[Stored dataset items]
──────

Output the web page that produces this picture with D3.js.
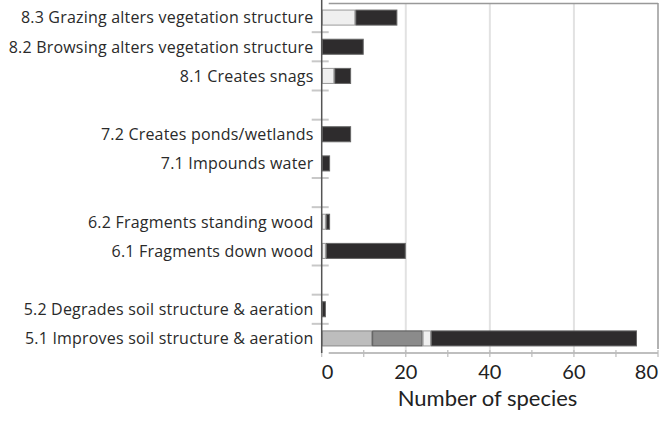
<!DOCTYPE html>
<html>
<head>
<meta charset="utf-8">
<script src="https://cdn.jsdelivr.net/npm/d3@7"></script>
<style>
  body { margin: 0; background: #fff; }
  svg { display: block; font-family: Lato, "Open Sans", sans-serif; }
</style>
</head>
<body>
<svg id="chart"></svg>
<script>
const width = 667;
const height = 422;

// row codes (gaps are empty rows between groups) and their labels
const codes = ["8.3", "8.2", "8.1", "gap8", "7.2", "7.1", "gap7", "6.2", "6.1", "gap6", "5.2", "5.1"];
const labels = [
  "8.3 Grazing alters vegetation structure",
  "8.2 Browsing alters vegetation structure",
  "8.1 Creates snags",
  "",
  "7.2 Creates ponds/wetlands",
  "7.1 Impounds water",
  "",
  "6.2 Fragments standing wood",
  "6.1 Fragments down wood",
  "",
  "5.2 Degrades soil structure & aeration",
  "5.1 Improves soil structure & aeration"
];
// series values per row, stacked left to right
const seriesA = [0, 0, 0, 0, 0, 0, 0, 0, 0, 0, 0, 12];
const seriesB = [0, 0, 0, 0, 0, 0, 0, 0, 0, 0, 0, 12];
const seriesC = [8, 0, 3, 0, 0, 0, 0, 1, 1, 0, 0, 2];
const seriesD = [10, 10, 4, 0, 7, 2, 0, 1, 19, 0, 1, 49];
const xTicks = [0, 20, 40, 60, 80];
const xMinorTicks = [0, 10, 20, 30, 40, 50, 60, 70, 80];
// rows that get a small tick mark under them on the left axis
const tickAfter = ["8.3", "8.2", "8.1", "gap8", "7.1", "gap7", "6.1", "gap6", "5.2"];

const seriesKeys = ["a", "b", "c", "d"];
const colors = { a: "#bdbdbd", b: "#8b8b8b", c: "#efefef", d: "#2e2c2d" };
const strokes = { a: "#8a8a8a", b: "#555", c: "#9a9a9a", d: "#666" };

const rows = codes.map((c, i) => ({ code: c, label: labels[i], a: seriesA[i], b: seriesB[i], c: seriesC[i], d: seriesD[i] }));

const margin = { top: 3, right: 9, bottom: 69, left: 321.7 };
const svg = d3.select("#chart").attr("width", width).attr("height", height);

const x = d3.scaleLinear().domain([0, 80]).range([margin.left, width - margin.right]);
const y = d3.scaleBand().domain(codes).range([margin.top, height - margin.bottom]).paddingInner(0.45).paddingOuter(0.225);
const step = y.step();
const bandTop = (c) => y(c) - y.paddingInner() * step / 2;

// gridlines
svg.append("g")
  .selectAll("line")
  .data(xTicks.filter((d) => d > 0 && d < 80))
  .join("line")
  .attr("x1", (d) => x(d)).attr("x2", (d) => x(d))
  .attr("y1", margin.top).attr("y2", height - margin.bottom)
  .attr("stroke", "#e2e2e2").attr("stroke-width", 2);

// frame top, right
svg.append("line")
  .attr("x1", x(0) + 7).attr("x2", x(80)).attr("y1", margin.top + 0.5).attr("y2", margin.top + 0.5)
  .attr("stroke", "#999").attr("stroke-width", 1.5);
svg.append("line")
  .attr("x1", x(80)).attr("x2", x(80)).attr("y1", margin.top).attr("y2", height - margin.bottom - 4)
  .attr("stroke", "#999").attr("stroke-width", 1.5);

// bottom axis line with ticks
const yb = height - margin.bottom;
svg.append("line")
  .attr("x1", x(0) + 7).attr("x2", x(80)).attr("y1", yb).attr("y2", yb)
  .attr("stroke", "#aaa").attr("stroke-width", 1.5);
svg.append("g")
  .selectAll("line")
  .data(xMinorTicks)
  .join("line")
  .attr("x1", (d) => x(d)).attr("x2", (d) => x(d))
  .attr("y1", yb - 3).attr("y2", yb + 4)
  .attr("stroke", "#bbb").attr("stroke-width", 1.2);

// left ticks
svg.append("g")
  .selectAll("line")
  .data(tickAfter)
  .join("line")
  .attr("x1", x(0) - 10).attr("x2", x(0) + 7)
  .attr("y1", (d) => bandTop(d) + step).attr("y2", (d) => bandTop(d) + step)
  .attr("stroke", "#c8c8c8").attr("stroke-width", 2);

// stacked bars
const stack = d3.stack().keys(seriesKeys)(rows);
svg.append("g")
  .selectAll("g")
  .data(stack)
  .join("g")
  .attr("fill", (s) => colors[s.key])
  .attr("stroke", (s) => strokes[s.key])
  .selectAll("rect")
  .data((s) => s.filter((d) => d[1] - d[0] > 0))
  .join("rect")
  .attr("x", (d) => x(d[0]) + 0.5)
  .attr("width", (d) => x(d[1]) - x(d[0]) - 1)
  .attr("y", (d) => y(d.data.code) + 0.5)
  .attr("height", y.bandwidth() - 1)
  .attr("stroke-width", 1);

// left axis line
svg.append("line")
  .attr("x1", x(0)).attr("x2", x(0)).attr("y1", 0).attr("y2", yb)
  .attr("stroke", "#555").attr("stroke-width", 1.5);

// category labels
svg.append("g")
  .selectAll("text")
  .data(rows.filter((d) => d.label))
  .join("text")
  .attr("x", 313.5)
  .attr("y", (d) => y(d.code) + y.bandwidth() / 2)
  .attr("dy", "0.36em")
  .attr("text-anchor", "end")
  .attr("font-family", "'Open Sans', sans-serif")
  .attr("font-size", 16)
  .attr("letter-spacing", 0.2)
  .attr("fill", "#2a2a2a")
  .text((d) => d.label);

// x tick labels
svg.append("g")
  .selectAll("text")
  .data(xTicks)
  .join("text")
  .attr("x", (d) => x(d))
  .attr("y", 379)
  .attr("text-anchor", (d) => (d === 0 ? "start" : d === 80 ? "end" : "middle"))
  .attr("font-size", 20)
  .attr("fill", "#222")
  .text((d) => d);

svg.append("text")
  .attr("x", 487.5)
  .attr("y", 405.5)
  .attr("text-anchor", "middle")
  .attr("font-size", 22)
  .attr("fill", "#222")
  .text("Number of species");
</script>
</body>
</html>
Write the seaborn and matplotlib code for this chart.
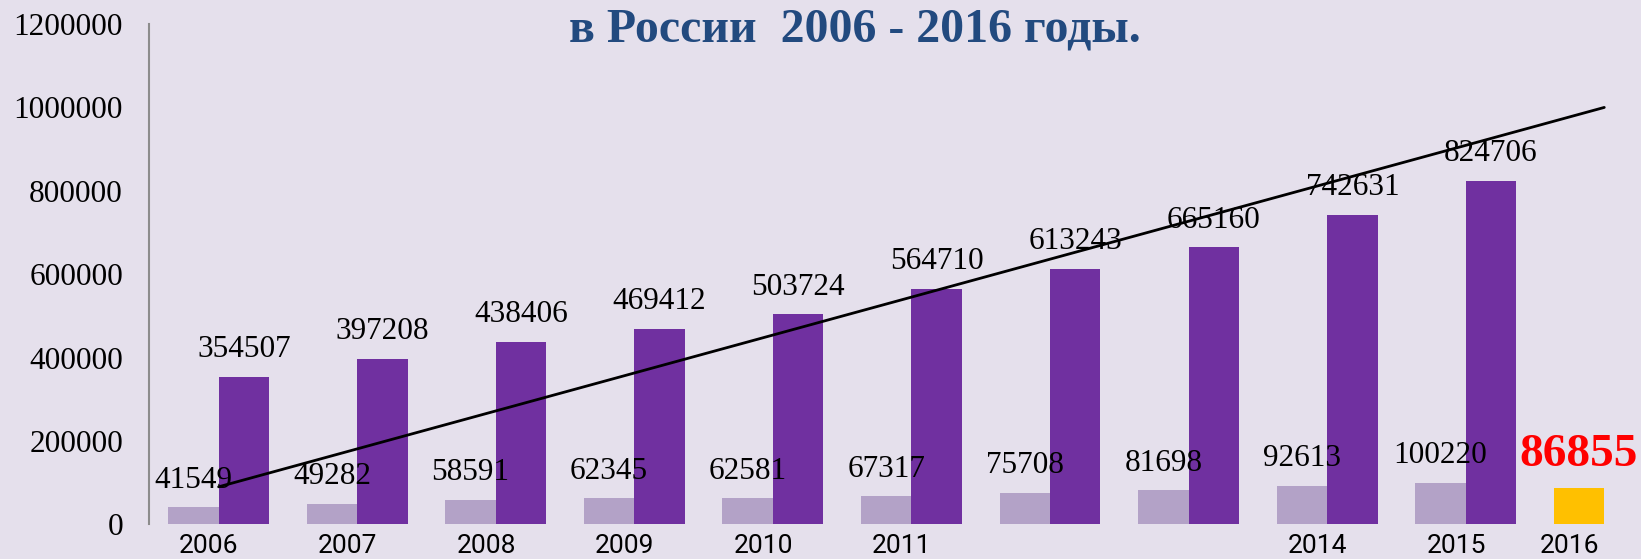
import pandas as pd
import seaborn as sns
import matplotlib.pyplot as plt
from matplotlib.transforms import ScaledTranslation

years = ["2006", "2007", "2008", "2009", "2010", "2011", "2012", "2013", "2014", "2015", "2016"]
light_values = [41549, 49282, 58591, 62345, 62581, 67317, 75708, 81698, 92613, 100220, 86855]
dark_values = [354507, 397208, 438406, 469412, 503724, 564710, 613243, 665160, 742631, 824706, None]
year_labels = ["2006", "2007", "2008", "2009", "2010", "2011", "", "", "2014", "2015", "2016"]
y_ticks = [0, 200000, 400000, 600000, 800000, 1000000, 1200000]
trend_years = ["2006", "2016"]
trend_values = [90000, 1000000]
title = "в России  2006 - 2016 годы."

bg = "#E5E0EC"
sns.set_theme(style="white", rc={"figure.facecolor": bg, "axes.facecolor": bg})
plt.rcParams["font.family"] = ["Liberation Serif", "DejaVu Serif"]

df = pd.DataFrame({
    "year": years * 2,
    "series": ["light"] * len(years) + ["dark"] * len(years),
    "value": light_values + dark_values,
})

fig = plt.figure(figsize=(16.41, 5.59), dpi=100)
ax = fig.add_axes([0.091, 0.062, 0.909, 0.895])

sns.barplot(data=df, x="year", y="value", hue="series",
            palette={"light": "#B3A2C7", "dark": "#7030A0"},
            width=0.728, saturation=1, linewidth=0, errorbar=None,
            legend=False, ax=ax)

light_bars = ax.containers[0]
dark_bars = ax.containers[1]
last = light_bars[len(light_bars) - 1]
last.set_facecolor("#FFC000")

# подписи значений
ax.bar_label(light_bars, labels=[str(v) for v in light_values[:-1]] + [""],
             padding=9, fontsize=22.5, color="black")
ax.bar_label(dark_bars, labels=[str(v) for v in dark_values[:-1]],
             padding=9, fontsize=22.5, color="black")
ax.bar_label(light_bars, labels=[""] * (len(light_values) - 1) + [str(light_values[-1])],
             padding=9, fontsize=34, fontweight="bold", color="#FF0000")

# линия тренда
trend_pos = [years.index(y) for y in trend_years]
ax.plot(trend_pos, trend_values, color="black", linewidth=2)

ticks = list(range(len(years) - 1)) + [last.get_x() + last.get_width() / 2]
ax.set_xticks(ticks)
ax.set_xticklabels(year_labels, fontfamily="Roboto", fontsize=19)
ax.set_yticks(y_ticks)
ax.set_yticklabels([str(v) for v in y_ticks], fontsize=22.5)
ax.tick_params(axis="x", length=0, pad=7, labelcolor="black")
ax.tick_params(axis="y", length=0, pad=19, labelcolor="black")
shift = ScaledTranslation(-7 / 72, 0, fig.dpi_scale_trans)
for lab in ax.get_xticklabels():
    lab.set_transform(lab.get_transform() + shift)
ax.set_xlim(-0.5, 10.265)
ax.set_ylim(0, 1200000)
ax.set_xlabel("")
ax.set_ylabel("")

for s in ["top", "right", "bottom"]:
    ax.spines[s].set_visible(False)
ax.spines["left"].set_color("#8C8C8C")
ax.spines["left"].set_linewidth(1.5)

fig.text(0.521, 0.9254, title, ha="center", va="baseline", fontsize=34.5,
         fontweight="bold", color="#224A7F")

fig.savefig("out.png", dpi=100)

──────

__Short task__
Gather, from the listing above, every line carrying the word "seaborn".

__Output for this task__
Write the seaborn and matplotlib code for this chart.
import seaborn as sns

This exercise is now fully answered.